A run of records:
+-------+
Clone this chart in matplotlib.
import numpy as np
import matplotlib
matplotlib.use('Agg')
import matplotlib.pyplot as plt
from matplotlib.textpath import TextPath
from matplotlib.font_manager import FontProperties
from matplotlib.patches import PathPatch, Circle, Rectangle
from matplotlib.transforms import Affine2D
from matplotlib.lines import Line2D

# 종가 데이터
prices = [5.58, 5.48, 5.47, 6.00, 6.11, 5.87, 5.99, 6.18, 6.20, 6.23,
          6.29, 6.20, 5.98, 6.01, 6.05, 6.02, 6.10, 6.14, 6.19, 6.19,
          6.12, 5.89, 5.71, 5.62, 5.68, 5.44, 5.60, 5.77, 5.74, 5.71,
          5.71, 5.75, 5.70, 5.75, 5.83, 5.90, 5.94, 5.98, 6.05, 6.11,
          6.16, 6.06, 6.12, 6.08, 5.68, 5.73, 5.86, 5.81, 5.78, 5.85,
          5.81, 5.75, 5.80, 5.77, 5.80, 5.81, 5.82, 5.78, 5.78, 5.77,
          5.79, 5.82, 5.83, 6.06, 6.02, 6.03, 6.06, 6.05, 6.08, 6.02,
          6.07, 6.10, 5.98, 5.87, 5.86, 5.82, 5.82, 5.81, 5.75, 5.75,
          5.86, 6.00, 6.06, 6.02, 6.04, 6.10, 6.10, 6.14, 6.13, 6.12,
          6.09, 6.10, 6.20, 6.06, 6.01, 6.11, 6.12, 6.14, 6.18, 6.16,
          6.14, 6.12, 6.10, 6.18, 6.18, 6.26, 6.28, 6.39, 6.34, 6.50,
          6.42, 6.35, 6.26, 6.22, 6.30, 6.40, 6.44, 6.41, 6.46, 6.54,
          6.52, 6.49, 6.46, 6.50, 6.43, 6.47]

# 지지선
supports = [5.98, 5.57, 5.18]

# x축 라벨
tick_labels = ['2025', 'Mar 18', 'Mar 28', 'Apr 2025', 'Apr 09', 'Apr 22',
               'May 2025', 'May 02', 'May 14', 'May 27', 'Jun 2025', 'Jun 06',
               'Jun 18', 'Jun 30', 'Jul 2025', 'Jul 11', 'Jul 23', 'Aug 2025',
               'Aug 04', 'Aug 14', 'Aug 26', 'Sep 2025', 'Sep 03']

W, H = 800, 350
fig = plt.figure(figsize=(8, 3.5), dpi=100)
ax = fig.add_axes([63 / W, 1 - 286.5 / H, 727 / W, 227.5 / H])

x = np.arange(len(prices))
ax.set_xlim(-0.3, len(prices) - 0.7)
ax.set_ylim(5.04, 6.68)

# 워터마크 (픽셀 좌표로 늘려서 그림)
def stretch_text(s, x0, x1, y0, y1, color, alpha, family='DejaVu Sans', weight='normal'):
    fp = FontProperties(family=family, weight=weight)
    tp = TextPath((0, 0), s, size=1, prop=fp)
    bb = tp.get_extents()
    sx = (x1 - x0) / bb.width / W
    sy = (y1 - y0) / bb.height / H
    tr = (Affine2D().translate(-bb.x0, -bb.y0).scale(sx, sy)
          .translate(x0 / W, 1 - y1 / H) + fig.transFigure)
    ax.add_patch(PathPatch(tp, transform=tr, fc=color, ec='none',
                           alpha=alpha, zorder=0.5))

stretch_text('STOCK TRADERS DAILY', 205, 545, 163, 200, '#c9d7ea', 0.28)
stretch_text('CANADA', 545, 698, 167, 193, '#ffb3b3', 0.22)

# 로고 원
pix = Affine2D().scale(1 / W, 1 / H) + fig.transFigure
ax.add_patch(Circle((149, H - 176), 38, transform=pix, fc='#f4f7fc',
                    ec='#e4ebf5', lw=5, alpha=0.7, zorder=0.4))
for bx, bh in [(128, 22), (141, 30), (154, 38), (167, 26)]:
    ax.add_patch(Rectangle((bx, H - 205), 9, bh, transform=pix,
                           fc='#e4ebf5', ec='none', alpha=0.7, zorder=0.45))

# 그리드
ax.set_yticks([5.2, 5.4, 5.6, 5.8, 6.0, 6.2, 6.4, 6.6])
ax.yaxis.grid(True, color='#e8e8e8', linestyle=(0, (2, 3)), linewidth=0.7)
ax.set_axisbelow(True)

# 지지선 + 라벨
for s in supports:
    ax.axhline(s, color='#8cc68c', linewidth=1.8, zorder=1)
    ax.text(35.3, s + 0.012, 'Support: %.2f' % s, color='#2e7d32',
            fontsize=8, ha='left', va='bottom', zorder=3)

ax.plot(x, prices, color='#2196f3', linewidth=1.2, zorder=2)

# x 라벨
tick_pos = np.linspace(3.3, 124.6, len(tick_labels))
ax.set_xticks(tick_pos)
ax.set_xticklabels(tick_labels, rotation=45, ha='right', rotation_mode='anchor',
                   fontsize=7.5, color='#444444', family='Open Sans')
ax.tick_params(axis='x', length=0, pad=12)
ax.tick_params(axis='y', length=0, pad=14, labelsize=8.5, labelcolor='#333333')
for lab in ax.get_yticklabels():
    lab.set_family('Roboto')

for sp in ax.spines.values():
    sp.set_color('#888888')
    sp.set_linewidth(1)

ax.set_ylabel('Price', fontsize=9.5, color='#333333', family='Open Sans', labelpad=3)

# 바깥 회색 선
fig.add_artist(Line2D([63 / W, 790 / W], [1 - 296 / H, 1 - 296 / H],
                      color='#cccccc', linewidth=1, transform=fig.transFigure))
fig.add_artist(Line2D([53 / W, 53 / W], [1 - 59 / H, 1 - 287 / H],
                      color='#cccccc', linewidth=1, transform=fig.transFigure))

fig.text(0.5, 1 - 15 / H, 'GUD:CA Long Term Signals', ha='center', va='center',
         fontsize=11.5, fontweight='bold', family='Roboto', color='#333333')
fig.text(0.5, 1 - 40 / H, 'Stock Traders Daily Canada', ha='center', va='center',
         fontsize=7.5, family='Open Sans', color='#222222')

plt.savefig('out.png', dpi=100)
+-------+
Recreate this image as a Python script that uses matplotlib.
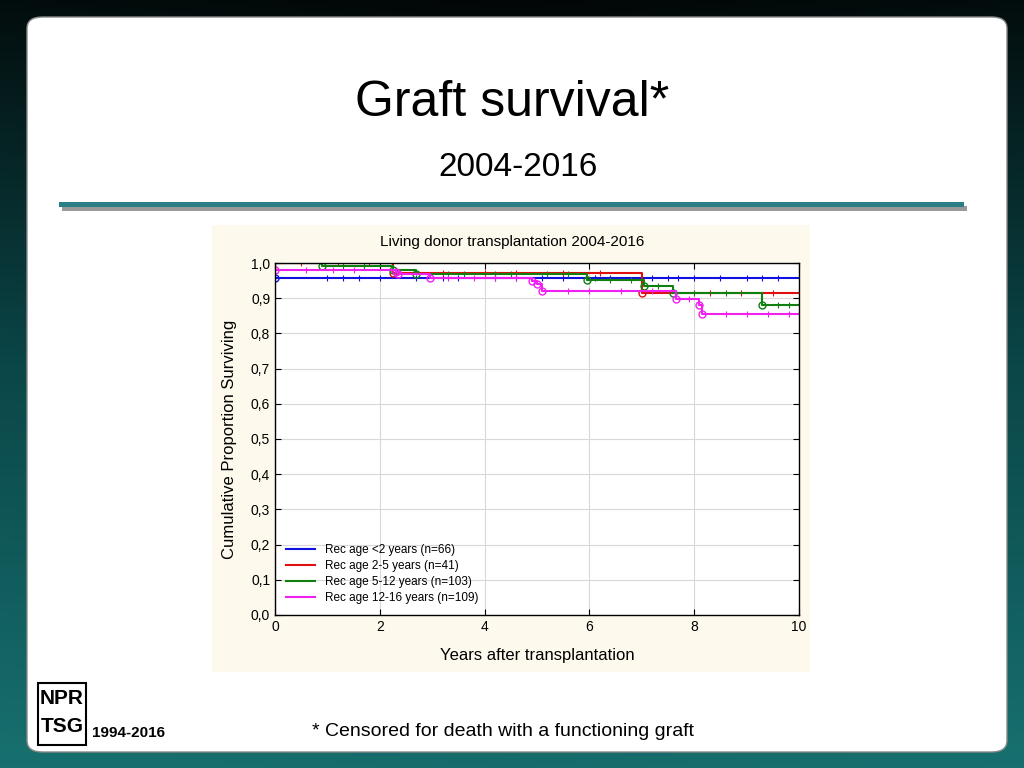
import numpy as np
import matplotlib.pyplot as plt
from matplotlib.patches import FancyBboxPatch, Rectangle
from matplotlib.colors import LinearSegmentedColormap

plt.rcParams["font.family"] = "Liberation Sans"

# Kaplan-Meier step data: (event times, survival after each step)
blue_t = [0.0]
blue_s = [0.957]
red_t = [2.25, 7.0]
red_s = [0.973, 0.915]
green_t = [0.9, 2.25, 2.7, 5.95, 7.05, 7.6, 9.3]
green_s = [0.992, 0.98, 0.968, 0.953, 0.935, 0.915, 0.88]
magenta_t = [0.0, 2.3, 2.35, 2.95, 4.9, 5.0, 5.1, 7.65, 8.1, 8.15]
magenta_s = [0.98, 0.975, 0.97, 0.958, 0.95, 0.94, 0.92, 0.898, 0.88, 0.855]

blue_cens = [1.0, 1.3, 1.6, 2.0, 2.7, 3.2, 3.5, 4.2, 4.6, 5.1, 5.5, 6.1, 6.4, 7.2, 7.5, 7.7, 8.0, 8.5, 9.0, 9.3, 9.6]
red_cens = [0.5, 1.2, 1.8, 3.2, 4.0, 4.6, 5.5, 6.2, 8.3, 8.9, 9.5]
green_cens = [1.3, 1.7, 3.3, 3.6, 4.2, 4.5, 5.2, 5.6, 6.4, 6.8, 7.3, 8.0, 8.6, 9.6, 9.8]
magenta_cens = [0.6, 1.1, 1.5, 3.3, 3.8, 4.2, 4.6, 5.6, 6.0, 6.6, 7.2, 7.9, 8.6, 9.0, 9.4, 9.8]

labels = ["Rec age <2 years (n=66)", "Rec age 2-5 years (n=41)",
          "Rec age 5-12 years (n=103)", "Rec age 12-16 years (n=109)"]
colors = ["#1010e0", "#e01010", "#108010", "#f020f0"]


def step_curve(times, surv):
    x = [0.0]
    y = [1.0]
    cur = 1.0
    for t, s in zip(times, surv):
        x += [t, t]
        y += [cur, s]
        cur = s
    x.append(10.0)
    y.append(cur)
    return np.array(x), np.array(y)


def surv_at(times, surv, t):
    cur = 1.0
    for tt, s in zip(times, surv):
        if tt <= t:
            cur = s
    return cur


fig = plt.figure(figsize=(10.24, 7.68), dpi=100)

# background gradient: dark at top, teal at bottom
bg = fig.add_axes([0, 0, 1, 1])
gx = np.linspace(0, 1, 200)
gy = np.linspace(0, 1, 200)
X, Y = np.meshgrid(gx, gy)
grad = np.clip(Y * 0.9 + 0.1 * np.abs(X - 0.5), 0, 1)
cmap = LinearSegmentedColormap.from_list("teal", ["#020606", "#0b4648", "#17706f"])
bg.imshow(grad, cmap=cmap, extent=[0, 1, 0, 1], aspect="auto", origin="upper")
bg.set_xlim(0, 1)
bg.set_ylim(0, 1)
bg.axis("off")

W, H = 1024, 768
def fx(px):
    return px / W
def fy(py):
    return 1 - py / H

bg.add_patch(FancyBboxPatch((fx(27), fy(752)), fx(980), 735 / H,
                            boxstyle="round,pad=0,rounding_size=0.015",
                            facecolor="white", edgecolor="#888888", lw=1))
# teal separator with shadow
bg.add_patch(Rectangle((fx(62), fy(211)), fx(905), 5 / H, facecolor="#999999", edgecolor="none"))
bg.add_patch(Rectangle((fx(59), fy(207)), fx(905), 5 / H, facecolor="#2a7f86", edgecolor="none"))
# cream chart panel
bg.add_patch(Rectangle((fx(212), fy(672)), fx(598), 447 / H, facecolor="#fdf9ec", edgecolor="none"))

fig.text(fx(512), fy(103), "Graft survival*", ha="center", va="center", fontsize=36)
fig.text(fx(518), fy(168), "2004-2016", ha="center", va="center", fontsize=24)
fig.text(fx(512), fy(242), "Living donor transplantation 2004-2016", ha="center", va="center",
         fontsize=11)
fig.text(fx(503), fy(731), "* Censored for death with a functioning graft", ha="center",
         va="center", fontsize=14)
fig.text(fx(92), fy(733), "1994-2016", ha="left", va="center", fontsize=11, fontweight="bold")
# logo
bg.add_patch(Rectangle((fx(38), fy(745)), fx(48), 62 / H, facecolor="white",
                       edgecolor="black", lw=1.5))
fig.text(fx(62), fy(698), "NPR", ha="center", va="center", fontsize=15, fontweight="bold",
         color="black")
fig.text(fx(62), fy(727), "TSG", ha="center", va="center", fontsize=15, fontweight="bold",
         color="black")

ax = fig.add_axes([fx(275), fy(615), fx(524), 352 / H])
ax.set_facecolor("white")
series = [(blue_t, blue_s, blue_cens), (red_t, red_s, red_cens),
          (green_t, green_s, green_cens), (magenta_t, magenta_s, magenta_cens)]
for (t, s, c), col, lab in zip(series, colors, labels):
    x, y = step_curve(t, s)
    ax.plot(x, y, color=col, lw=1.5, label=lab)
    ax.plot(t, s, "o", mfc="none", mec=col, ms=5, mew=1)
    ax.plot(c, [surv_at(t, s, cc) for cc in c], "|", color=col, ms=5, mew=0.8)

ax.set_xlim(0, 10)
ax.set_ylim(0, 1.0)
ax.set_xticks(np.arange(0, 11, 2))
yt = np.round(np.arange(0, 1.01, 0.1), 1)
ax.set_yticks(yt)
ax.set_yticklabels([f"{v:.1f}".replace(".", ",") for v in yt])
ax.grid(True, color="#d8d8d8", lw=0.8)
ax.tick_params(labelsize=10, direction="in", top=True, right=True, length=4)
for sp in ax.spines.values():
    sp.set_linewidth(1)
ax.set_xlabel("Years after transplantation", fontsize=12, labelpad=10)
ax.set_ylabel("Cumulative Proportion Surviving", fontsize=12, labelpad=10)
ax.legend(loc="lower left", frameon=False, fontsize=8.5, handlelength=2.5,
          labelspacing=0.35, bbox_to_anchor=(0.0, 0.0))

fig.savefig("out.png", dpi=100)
+-------+
TASK TO COMPLETE:
Repeat exactly the lines running from the one with "Clone this chart in matplotlib." through the one with "from matplotlib.lines import Line2D", both included.

RESULT:
Clone this chart in matplotlib.
import numpy as np
import matplotlib
matplotlib.use('Agg')
import matplotlib.pyplot as plt
from matplotlib.textpath import TextPath
from matplotlib.font_manager import FontProperties
from matplotlib.patches import PathPatch, Circle, Rectangle
from matplotlib.transforms import Affine2D
from matplotlib.lines import Line2D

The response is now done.